* AIM OF THE TASK
Extract the lines from the start through the line that holds "lin_ticklabels = ['0.02', '0.04', '0.06', '0.08', '0.1']", both included, omitting all images.

* SUPPLIED DATA
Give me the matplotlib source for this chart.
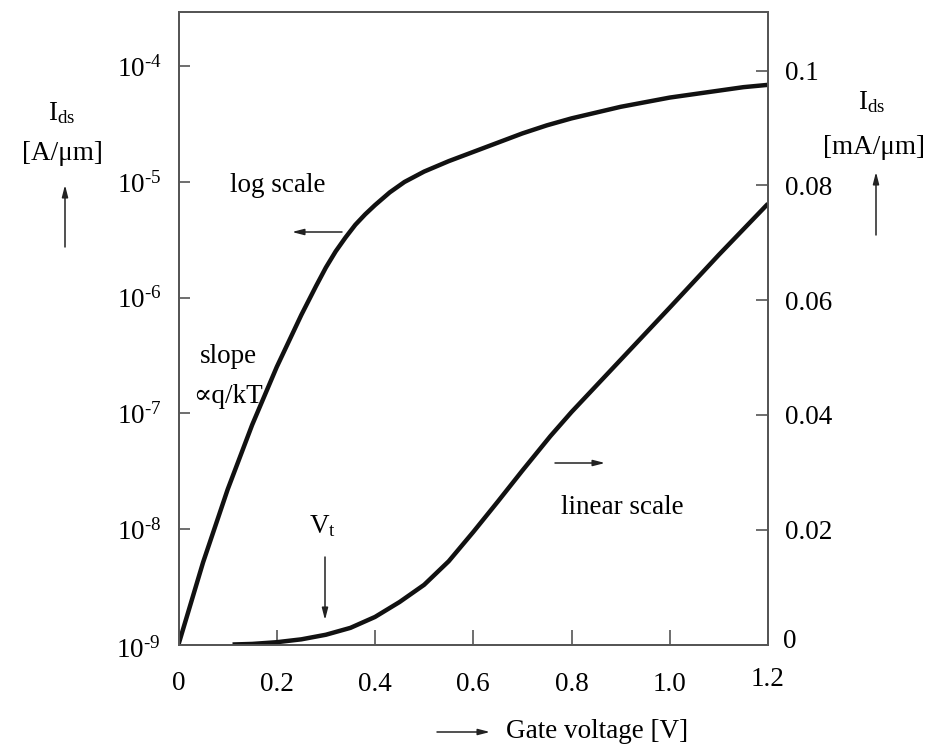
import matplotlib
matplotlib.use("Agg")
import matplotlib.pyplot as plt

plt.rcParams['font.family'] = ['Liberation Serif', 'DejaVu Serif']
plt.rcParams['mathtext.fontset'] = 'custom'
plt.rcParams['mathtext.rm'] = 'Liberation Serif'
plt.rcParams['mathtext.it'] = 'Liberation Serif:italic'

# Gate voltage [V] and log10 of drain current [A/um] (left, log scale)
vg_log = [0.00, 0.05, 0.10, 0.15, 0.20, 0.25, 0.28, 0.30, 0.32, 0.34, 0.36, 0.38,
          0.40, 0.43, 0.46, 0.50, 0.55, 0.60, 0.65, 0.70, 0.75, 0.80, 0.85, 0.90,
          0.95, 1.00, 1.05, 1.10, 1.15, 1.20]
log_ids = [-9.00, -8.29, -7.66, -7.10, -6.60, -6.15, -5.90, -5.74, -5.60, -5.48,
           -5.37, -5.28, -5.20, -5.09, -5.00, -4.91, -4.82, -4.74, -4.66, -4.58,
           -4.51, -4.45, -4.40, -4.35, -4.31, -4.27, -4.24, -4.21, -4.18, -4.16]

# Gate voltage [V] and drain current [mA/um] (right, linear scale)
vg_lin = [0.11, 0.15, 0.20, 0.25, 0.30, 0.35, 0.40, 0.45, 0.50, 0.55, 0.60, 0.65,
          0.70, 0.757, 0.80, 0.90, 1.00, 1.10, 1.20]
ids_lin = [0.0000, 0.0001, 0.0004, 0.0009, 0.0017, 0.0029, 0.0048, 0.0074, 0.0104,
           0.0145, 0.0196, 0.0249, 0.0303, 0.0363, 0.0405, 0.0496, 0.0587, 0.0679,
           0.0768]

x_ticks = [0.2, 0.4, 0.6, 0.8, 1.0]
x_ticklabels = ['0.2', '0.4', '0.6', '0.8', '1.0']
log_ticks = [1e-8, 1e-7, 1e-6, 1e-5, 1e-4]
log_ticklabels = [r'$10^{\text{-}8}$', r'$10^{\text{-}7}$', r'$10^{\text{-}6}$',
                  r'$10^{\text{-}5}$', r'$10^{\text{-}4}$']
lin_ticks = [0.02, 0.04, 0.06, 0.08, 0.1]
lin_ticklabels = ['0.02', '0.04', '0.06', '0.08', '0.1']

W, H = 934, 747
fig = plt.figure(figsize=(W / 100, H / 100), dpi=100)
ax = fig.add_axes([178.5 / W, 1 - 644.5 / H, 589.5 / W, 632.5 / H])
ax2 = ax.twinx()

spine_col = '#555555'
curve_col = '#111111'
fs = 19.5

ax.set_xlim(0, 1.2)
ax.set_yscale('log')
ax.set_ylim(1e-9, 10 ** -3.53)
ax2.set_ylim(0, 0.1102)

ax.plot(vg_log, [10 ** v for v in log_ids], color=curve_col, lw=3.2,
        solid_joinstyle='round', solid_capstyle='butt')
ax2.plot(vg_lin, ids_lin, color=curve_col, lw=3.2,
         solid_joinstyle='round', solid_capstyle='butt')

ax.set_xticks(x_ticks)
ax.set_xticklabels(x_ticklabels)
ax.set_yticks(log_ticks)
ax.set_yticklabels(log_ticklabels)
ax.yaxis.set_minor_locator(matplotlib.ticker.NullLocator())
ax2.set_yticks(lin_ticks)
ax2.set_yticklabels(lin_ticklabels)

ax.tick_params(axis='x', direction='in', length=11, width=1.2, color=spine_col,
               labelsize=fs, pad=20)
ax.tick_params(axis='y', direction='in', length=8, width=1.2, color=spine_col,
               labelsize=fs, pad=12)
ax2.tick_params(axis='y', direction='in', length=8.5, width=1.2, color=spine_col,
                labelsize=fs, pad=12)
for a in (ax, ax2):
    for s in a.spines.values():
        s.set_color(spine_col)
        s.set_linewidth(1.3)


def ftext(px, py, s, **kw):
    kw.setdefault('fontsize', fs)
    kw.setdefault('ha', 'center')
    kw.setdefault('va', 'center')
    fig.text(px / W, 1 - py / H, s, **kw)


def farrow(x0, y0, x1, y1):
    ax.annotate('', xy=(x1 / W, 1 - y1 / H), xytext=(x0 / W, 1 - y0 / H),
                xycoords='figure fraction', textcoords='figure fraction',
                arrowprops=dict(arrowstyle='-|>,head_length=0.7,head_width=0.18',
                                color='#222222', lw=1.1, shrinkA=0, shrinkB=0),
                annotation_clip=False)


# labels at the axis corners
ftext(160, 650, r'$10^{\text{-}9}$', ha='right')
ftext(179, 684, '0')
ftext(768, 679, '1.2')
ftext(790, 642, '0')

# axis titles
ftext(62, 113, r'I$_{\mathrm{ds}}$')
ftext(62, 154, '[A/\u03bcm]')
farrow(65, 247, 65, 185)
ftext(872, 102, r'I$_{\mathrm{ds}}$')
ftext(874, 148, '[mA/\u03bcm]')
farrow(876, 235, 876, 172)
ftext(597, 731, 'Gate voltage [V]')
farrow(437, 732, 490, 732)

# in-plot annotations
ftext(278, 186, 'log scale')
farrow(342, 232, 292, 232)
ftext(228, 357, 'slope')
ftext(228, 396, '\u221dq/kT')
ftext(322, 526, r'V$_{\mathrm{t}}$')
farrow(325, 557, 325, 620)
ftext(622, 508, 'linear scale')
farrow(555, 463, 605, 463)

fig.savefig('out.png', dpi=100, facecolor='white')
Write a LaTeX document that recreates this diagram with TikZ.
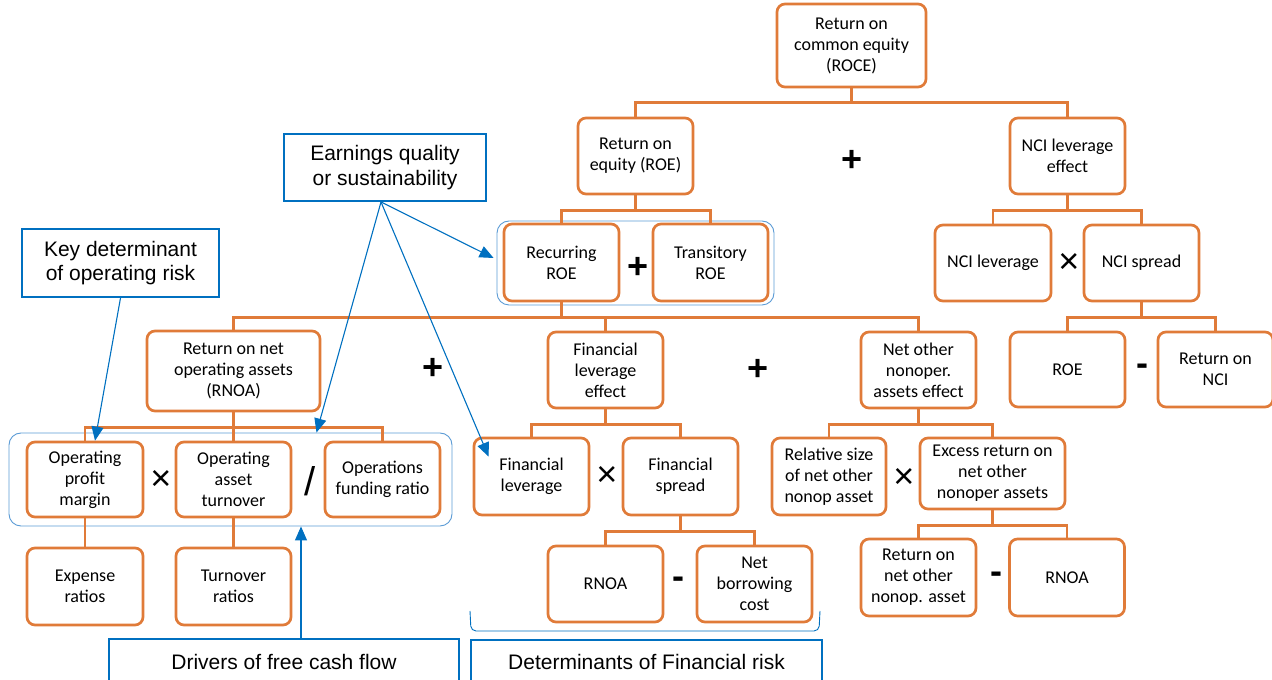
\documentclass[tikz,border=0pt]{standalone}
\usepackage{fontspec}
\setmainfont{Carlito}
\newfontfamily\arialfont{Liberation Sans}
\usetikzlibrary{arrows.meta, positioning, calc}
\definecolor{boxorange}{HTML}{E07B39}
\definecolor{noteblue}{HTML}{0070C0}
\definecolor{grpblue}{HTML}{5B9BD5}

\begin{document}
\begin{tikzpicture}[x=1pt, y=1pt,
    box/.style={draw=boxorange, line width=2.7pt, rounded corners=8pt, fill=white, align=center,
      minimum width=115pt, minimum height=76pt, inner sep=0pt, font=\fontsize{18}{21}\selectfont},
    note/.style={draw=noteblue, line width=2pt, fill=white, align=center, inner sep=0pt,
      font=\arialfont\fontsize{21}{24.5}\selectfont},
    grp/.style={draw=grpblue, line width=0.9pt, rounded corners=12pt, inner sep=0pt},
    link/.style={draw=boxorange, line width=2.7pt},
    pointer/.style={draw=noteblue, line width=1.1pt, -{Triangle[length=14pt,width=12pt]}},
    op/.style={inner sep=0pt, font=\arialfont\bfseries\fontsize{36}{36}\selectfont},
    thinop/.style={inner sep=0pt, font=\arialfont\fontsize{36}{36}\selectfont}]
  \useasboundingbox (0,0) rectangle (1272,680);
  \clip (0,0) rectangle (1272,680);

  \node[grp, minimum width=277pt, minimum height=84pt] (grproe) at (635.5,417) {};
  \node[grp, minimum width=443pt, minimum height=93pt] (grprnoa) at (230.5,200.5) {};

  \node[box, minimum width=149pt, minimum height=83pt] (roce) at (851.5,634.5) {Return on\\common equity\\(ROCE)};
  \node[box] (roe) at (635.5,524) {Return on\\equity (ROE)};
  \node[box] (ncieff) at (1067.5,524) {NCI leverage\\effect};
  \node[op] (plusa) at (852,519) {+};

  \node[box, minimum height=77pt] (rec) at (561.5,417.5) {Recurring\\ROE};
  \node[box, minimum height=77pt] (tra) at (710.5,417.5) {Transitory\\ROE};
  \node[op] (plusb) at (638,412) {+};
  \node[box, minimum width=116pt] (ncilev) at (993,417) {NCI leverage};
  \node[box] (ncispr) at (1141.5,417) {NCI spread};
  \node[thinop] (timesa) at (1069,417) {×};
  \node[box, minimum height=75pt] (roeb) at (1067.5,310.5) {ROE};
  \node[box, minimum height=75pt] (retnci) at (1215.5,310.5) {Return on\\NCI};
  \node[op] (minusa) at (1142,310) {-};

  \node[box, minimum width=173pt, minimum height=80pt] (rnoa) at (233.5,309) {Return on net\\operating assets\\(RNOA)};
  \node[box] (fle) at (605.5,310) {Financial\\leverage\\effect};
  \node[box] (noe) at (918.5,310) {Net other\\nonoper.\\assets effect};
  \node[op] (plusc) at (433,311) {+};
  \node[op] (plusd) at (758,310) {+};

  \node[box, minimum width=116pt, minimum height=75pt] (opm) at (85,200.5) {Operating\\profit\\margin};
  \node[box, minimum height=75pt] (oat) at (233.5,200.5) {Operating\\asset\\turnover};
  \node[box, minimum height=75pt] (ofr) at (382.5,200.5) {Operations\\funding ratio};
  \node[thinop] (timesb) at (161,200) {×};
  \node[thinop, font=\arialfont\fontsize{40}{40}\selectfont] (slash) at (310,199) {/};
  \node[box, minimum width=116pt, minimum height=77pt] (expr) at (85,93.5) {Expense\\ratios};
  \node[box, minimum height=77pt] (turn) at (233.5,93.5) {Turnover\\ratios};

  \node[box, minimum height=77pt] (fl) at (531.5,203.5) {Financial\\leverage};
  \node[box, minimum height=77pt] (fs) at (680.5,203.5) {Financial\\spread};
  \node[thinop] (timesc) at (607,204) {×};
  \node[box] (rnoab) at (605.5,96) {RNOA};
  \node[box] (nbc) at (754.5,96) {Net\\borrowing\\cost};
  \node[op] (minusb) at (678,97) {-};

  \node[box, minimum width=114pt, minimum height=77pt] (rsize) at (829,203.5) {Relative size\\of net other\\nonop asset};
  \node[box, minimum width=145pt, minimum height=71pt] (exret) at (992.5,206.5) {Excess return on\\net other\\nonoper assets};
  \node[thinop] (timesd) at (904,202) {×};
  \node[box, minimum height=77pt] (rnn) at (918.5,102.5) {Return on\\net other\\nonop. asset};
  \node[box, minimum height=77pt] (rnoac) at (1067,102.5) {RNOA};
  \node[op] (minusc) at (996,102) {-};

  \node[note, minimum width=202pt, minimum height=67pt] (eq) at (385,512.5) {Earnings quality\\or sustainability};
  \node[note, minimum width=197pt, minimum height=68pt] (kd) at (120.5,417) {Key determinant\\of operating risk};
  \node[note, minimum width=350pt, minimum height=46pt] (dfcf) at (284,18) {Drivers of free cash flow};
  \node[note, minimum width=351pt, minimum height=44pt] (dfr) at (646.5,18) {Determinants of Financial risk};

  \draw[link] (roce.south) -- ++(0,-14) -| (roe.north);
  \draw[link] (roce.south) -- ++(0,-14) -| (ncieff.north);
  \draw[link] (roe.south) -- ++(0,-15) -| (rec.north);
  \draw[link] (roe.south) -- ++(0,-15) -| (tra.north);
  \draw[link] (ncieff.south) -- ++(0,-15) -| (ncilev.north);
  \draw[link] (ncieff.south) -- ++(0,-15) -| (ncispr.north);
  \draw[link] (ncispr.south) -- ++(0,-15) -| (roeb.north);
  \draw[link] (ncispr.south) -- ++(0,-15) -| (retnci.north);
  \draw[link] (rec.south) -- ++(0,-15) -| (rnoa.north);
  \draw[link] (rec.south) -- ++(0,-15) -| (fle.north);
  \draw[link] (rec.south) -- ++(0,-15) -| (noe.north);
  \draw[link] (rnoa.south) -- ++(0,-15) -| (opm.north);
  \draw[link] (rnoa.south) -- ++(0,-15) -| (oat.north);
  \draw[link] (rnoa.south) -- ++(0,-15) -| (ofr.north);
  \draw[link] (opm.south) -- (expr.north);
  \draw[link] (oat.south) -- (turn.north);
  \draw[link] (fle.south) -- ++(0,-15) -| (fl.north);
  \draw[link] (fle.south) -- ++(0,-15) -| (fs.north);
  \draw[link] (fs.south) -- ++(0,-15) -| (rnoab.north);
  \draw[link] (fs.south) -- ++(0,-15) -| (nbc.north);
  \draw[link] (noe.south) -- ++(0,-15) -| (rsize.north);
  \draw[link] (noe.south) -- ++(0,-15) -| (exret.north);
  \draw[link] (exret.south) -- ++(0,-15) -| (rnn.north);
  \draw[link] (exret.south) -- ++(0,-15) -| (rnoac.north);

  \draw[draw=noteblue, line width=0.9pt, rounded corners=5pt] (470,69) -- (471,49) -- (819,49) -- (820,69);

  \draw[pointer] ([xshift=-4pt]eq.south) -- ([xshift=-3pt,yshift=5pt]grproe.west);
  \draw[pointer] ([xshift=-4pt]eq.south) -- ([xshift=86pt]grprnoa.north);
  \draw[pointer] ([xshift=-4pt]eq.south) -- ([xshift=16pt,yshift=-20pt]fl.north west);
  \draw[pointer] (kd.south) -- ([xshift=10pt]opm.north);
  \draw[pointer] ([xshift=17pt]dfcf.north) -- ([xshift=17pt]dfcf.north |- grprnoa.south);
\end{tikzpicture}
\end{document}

* RESULT
Give me the matplotlib source for this chart.
import matplotlib
matplotlib.use("Agg")
import matplotlib.pyplot as plt

plt.rcParams['font.family'] = ['Liberation Serif', 'DejaVu Serif']
plt.rcParams['mathtext.fontset'] = 'custom'
plt.rcParams['mathtext.rm'] = 'Liberation Serif'
plt.rcParams['mathtext.it'] = 'Liberation Serif:italic'

# Gate voltage [V] and log10 of drain current [A/um] (left, log scale)
vg_log = [0.00, 0.05, 0.10, 0.15, 0.20, 0.25, 0.28, 0.30, 0.32, 0.34, 0.36, 0.38,
          0.40, 0.43, 0.46, 0.50, 0.55, 0.60, 0.65, 0.70, 0.75, 0.80, 0.85, 0.90,
          0.95, 1.00, 1.05, 1.10, 1.15, 1.20]
log_ids = [-9.00, -8.29, -7.66, -7.10, -6.60, -6.15, -5.90, -5.74, -5.60, -5.48,
           -5.37, -5.28, -5.20, -5.09, -5.00, -4.91, -4.82, -4.74, -4.66, -4.58,
           -4.51, -4.45, -4.40, -4.35, -4.31, -4.27, -4.24, -4.21, -4.18, -4.16]

# Gate voltage [V] and drain current [mA/um] (right, linear scale)
vg_lin = [0.11, 0.15, 0.20, 0.25, 0.30, 0.35, 0.40, 0.45, 0.50, 0.55, 0.60, 0.65,
          0.70, 0.757, 0.80, 0.90, 1.00, 1.10, 1.20]
ids_lin = [0.0000, 0.0001, 0.0004, 0.0009, 0.0017, 0.0029, 0.0048, 0.0074, 0.0104,
           0.0145, 0.0196, 0.0249, 0.0303, 0.0363, 0.0405, 0.0496, 0.0587, 0.0679,
           0.0768]

x_ticks = [0.2, 0.4, 0.6, 0.8, 1.0]
x_ticklabels = ['0.2', '0.4', '0.6', '0.8', '1.0']
log_ticks = [1e-8, 1e-7, 1e-6, 1e-5, 1e-4]
log_ticklabels = [r'$10^{\text{-}8}$', r'$10^{\text{-}7}$', r'$10^{\text{-}6}$',
                  r'$10^{\text{-}5}$', r'$10^{\text{-}4}$']
lin_ticks = [0.02, 0.04, 0.06, 0.08, 0.1]
lin_ticklabels = ['0.02', '0.04', '0.06', '0.08', '0.1']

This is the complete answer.